A study in disagreement

In late 2022, the Copenhagen Institute for Futures Studies (CIFS) conducted a multi-week global Delphi study with a diverse panel of 66 of the world’s leading metaverse experts. They sought to gain a deeper understanding of what the metaverse is and what implications it might bring to our lives and our society as a whole.

The resulting paper came out in March 2023 and is as confusing as it is telling.

Screenshot of the CIFS website.
Metaverse landing page of the Copenhagen Institute for Futures Studies

It turned out, even the experts couldn’t agree on a common understanding on what the metaverse was, is, or will be. Some experts defined the metaverse based on the technologies they considered necessary, for example virtual reality, digital twins, or blockchains.

“In the metaverse, AR, VR, XR and/or MR is used to expand the user experience to make interaction more immersive, offering hyper-social experiences with real-time experiences where individuals can interact, work, play and learn with each other within the virtual world.”

/ CIFS Metaverse Delphi Study, participant comment

Other experts defined the metaverse through features and properties like interoperability, persistence, or immersion.

“The metaverse is an endless network of connected devices, platforms, and systems, all able to interact automatically via interoperability and security standards.”

/ CIFS Metaverse Delphi Study, participant comment

A third group focused on the ideological aspects of the metaverse, like libertarianism, communalism, or cooperative democracy.

“The vision of the open metaverse is one that is community owned, decentralized, interoperable, and guarantees privacy by design.”

/ CIFS Metaverse Delphi Study, participant comment

And although the participating experts agreed that the metaverse will have a profound impact on society, there was little to no consensus on the details, what the metaverse is, what it will be used for, and by whom.

Instead, the CIFS paper describes the metaverse as something borderline undefinable – a subjective concept that not only varies from person to person, but where the different interpretations are also competing with each other:

“The term metaverse is a contested future vision, claimed by different perspectives and motivations.”

/ CIFS Metaverse Delphi Study

But this leads to new questions: Where do these metaverse visions come from? And what motivations drive them?

The need for history

When I started working in the online games industry in the 1990s, I remember intense arguments in the hallways of the Game Developers Conference (GDC) what an “online game” actually was. Was it a game? A virtual community? A virtual world?

And then there were workgroups like “Project Horseshoe ,” arguing what “virtuality” really meant, and if one could meaningfully separate it from reality.
The discussions continued when I transitioned into building social experiences on the World Wide Web. Did we really create virtual communities for virtual brands, or was it real people and brands that connected via virtuality?

As time went on the terms to describe these concepts changed, including “Virtual Worlds,” “Mirror Worlds,” “Connected Worlds,” “Digital Dimensions,” or simply “Virtuality”.

But the term “Metaverse” always crept back into the discussions. “Metaverse” did not just describe a concept, it also carried a certain gestalt – it evoked a certain style and form, rolled into a future vision of life in virtuality.

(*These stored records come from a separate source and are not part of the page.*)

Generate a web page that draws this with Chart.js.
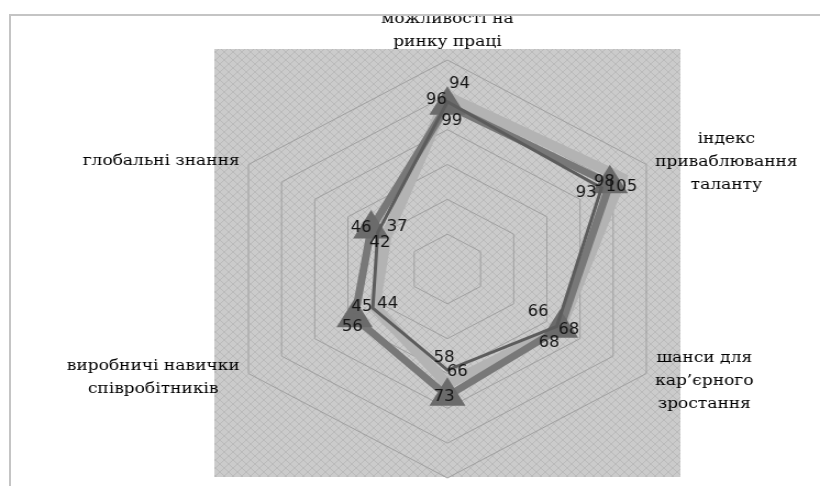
<!DOCTYPE html>
<html>
<head>
<meta charset="utf-8">
<script src="https://cdn.jsdelivr.net/npm/chart.js@4.4.1/dist/chart.umd.min.js"></script>
<style>
    html, body { margin: 0; padding: 0; background: #fff; width: 820px; height: 486px; overflow: hidden; }
    #frame { position: absolute; left: 9px; top: 14px; width: 811px; height: 472px;
             border-top: 2px solid #c4c4c4; border-left: 2px solid #c4c4c4; overflow: hidden; }
    #wrap { position: absolute; left: -11px; top: -16px; width: 746px; height: 486px;
            transform: scaleX(1.0992); transform-origin: 0 0; }
</style>
</head>
<body>
<div id="frame"><div id="wrap"><canvas id="radarChart"></canvas></div></div>
<script>
// categories (clockwise from the top); the bottom axis has no visible title
const categories = [
    ['можливості на', 'ринку праці'],
    ['індекс', 'приваблювання', 'таланту'],
    ['шанси для', 'кар’єрного', 'зростання'],
    [''],
    ['виробничі навички', 'співробітників'],
    ['глобальні знання']
];

// series values
const seriesA = [94, 98, 68, 73, 56, 46];
const seriesB = [96, 93, 66, 58, 45, 42];
const seriesC = [99, 105, 68, 66, 44, 37];

// axis range
const axisMax = 120;
const axisStep = 20;

// where each value label sits relative to its point (px)
const labelShiftA = [[11, -21], [-5, -2], [-10, 15], [-3, 1], [-2, 9], [-9, -1]];
const labelShiftB = [[-10, -2], [-14, 5], [-17, -14], [-3, -12], [-10, -1], [2, 11]];
const labelShiftC = [[4, 25], [0, 10], [8, 2], [9, -12], [12, -3], [10, -10]];

// cross-hatched plot area background
function hatchPattern(ctx) {
    const p = document.createElement('canvas');
    p.width = 8; p.height = 8;
    const c = p.getContext('2d');
    c.fillStyle = '#cbcbcb';
    c.fillRect(0, 0, 8, 8);
    c.strokeStyle = '#bababa';
    c.lineWidth = 1;
    c.beginPath();
    c.moveTo(0, 0); c.lineTo(8, 8);
    c.moveTo(8, 0); c.lineTo(0, 8);
    c.stroke();
    return ctx.createPattern(p, 'repeat');
}

const plotBackground = {
    id: 'plotBackground',
    beforeDraw(chart) {
        const r = chart.scales.r;
        const ctx = chart.ctx;
        ctx.save();
        ctx.fillStyle = hatchPattern(ctx);
        ctx.fillRect(r.xCenter - r.drawingArea - 3, r.yCenter - r.drawingArea - 11,
                     2 * r.drawingArea + 6, 2 * r.drawingArea + 10);
        ctx.restore();
    }
};

// axis titles, centred blocks like the original
const axisTitles = {
    id: 'axisTitles',
    afterDraw(chart) {
        const r = chart.scales.r;
        const ctx = chart.ctx;
        const lh = 23;
        ctx.save();
        ctx.font = '15.5px "DejaVu Serif"';
        ctx.fillStyle = '#000';
        ctx.textBaseline = 'middle';
        ctx.textAlign = 'center';
        categories.forEach((lines, i) => {
            const v = r.getPointPosition(i, r.drawingArea);
            const w = Math.max(...lines.map(t => ctx.measureText(t).width));
            let cx, cy;
            if (Math.abs(v.x - r.xCenter) < 2) {
                cx = v.x;
                cy = v.y < r.yCenter ? v.y - 18 - (lines.length - 1) * lh / 2 : v.y + 18;
            } else if (v.x > r.xCenter) {
                cx = v.x + 8 + w / 2;
                cy = v.y + (v.y > r.yCenter ? 7 : -3);
            } else {
                cx = v.x - 8 - w / 2;
                cy = v.y + (v.y > r.yCenter ? 4 : -4);
            }
            lines.forEach((t, k) => {
                ctx.fillText(t, cx, cy + (k - (lines.length - 1) / 2) * lh);
            });
        });
        ctx.restore();
    }
};

// value labels
const valueLabels = {
    id: 'valueLabels',
    afterDatasetsDraw(chart) {
        const ctx = chart.ctx;
        const shifts = [labelShiftA, labelShiftB, labelShiftC];
        ctx.save();
        ctx.font = '15px "DejaVu Sans"';
        ctx.fillStyle = '#151515';
        ctx.textAlign = 'center';
        ctx.textBaseline = 'middle';
        chart.data.datasets.forEach((ds, d) => {
            const meta = chart.getDatasetMeta(d);
            meta.data.forEach((pt, i) => {
                const s = shifts[d][i];
                ctx.fillText(ds.data[i], pt.x + s[0], pt.y + s[1]);
            });
        });
        ctx.restore();
    }
};

const ctx = document.getElementById('radarChart').getContext('2d');
new Chart(ctx, {
    type: 'radar',
    data: {
        labels: categories,
        datasets: [
            {
                label: 'A',
                data: seriesA,
                borderColor: '#787878',
                borderWidth: 7,
                backgroundColor: 'transparent',
                fill: false,
                pointStyle: 'triangle',
                pointRadius: 12,
                pointBackgroundColor: '#6b6b6b',
                pointBorderColor: '#6b6b6b',
                order: 2
            },
            {
                label: 'B',
                data: seriesB,
                borderColor: '#5c5c5c',
                borderWidth: 3,
                backgroundColor: 'transparent',
                fill: false,
                pointRadius: 0,
                order: 1
            },
            {
                label: 'C',
                data: seriesC,
                borderColor: '#b3b3b3',
                borderWidth: 10,
                backgroundColor: 'transparent',
                fill: false,
                pointRadius: 0,
                order: 3
            }
        ]
    },
    options: {
        responsive: true,
        maintainAspectRatio: false,
        animation: false,
        layout: { padding: { top: 60, bottom: 8, left: 100, right: 32 } },
        elements: { line: { tension: 0, borderJoinStyle: 'miter' } },
        plugins: {
            legend: { display: false },
            tooltip: { enabled: false }
        },
        scales: {
            r: {
                min: 0,
                max: axisMax,
                ticks: { stepSize: axisStep, display: false },
                grid: { color: '#a0a0a0', lineWidth: 1 },
                angleLines: { display: false },
                pointLabels: { display: false }
            }
        }
    },
    plugins: [plotBackground, axisTitles, valueLabels]
});
</script>
</body>
</html>
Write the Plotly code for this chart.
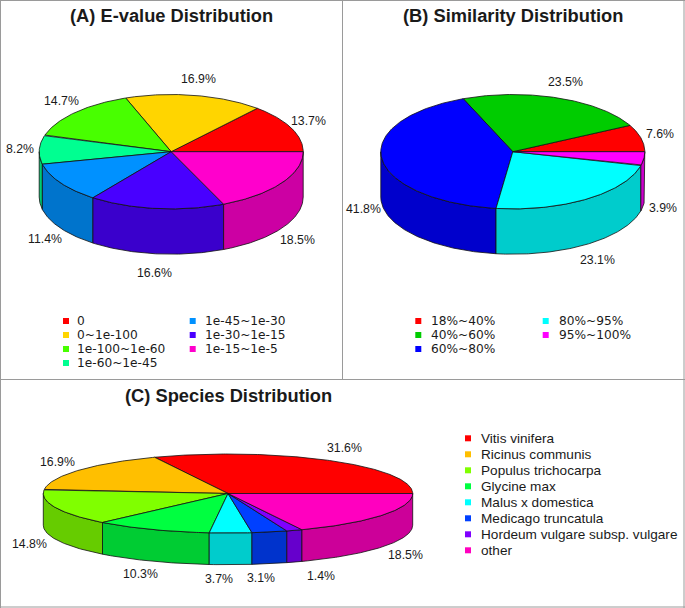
import math
import plotly.graph_objects as go

# ---------- data ----------
a_title = "(A) E-value Distribution"
a_labels = ["0", "0~1e-100", "1e-100~1e-60", "1e-60~1e-45", "1e-45~1e-30", "1e-30~1e-15", "1e-15~1e-5"]
a_values = [13.7, 16.9, 14.7, 8.2, 11.4, 16.6, 18.5]
a_colors = ["#ff0000", "#ffd500", "#48ff00", "#00ff91", "#0091ff", "#4800ff", "#ff00cc"]

b_title = "(B) Similarity Distribution"
b_labels = ["18%~40%", "40%~60%", "60%~80%", "80%~95%", "95%~100%"]
b_values = [7.6, 23.5, 41.8, 23.1, 3.9]
b_colors = ["#ff0000", "#00cc00", "#0000ff", "#00ffff", "#ff00ff"]

c_title = "(C) Species Distribution"
c_labels = ["Vitis vinifera", "Ricinus communis", "Populus trichocarpa", "Glycine max",
            "Malus x domestica", "Medicago truncatula", "Hordeum vulgare subsp. vulgare", "other"]
c_values = [31.6, 16.9, 14.8, 10.3, 3.7, 3.1, 1.4, 18.5]
c_colors = ["#ff0000", "#ffbf00", "#80ff00", "#00ff40", "#00ffff", "#0040ff", "#8000ff", "#ff00bf"]

# ---------- layout constants (pixels) ----------
FONT = "Liberation Sans"
INK = "#1a1a1a"
PIES = [
    dict(values=a_values, colors=a_colors, labels=a_labels, title=a_title, cx=171.2, cy=151.7, rx=132, ry=57.2,
         depth=45.3, lx=151, ly=74, ldrop=2, nudge={}, title_xy=(171, 15)),
    dict(values=b_values, colors=b_colors, labels=b_labels, title=b_title, cx=512.8, cy=151.7, rx=132, ry=57.2,
         depth=45.3, lx=151, ly=74, ldrop=2, nudge={}, title_xy=(513, 15)),
    dict(values=c_values, colors=c_colors, labels=c_labels, title=c_title, cx=228, cy=493.5, rx=184.7, ry=39.5,
         depth=31.7, lx=212, ly=54, ldrop=0, nudge={4: (-12, 0), 5: (-15, 0), 6: (17, 0)}, title_xy=(228, 395)),
]
LEGENDS = [
    dict(colors=a_colors, labels=a_labels, cols=[(66, 74.5), (192.7, 202.5)], col_len=4, y0=321, dy=14,
         size=12.2, family="DejaVu Sans"),
    dict(colors=b_colors, labels=b_labels, cols=[(418.3, 428.5), (545.7, 556.5)], col_len=3, y0=321, dy=14,
         size=12.2, family="DejaVu Sans"),
    dict(colors=c_colors, labels=c_labels, cols=[(468, 479.2)], col_len=8, y0=438.3, dy=16,
         size=13.6, family=FONT),
]


def darker(hex_color, f=0.8):
    r, g, b = (int(hex_color[i:i + 2], 16) for i in (1, 3, 5))
    return f"rgb({r * f:.0f},{g * f:.0f},{b * f:.0f})"


def arc(lo, hi):
    n = max(2, int(abs(hi - lo) * 1.5))
    return [lo + (hi - lo) * i / n for i in range(n + 1)]


fig = go.Figure()
ann = []


def poly(xs, ys, color):
    fig.add_trace(go.Scatter(x=xs, y=ys, mode="lines", fill="toself", fillcolor=color,
                             line=dict(color="#111111", width=0.8), hoverinfo="skip", showlegend=False))


for p in PIES:
    total = sum(p["values"])
    cx, cy, rx, ry, d = p["cx"], p["cy"], p["rx"], p["ry"], p["depth"]
    spans = []
    acc = 0.0
    for v in p["values"]:
        spans.append((acc / total * 360, (acc + v) / total * 360))
        acc += v
    px = lambda t: cx + rx * math.cos(math.radians(t))
    py = lambda t: cy - ry * math.sin(math.radians(t))
    # side walls (front half only)
    for (lo, hi), col in zip(spans, p["colors"]):
        a, b = max(lo, 180), min(hi, 360)
        if b > a:
            ts = arc(a, b)
            xs = [px(t) for t in ts] + [px(t) for t in reversed(ts)]
            ys = [py(t) for t in ts] + [py(t) + d for t in reversed(ts)]
            poly(xs + xs[:1], ys + ys[:1], darker(col))
    # top faces
    for (lo, hi), col in zip(spans, p["colors"]):
        ts = arc(lo, hi)
        xs = [cx] + [px(t) for t in ts] + [cx]
        ys = [cy] + [py(t) for t in ts] + [cy]
        poly(xs, ys, col)
    # percentage labels
    for i, ((lo, hi), v) in enumerate(zip(spans, p["values"])):
        m = math.radians((lo + hi) / 2)
        x = cx + p["lx"] * math.cos(m)
        y = cy - p["ly"] * math.sin(m)
        if math.sin(m) < 0:
            y += d + p["ldrop"]
        nx, ny = p["nudge"].get(i, (0, 0))
        ann.append(dict(x=x + nx, y=y + ny, text=f"{v}%", showarrow=False, xanchor="center", yanchor="middle",
                        font=dict(family=FONT, size=12.3, color=INK)))
    ann.append(dict(x=p["title_xy"][0], y=p["title_xy"][1], text=f"<b>{p['title']}</b>", showarrow=False,
                    xanchor="center", yanchor="middle", font=dict(family=FONT, size=18.3, color=INK)))

for lg in LEGENDS:
    mx, my, mc = [], [], []
    for i, (lab, col) in enumerate(zip(lg["labels"], lg["colors"])):
        c = i // lg["col_len"]
        r = i % lg["col_len"]
        y = lg["y0"] + r * lg["dy"]
        mx.append(lg["cols"][c][0]); my.append(y); mc.append(col)
        ann.append(dict(x=lg["cols"][c][1], y=y, text=lab, showarrow=False, xanchor="left", yanchor="middle",
                        font=dict(family=lg["family"], size=lg["size"], color=INK)))
    fig.add_trace(go.Scatter(x=mx, y=my, mode="markers", hoverinfo="skip", showlegend=False,
                             marker=dict(symbol="square", size=6, color=mc, line=dict(width=0))))

frame = "#9a9a9a"
frames = [(0.5, 0, 0.5, 608), (684, 0, 684, 608), (0, 607, 685, 607), (0, 379.5, 685, 379.5),
          (342.5, 0, 342.5, 379.5), (0, 0.5, 685, 0.5)]
shapes = [dict(type="line", xref="x", yref="y", x0=a, y0=b, x1=c, y1=e, line=dict(color=frame, width=1))
          for a, b, c, e in frames]

fig.update_layout(
    width=685, height=608, margin=dict(l=0, r=0, t=0, b=0),
    paper_bgcolor="white", plot_bgcolor="white", showlegend=False,
    xaxis=dict(range=[0, 685], visible=False, fixedrange=True),
    yaxis=dict(range=[608, 0], visible=False, fixedrange=True),
    annotations=ann, shapes=shapes,
)
fig.write_html("out.html", config={"displayModeBar": False},
               post_script="document.body.style.margin='0';document.body.style.overflow='hidden';")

And as we developed that new life online, it was inevitably shaped by these visions. Gradually, the concept of the metaverse evolved, as new expectations, assumptions, and visions for future life online emerged.

Looking beyond the recent hype around the metaverse and the ensuing narrative conflict, I have to wonder: How good is this history documented? Did we, the metaverse expert community, still remember those discussions around technical and social concepts? The ideologies behind them, and the resulting interpretations and visions for a metaverse? And where they originally came from?

And the point of this history cannot be to crown one understanding of the metaverse as the “strictly correct one.” The goal must be to uncover how the concept of the metaverse was interpreted at certain points in time, by different people. It is about the argument, not about declaring a winner.

My hope is that this eventual book of what happened will inspire and lead to more nuanced discussions beyond the performativity we see today.

And maybe, eventually, we can approach better answers to the initial question: What is the metaverse? And for whom is it anyway?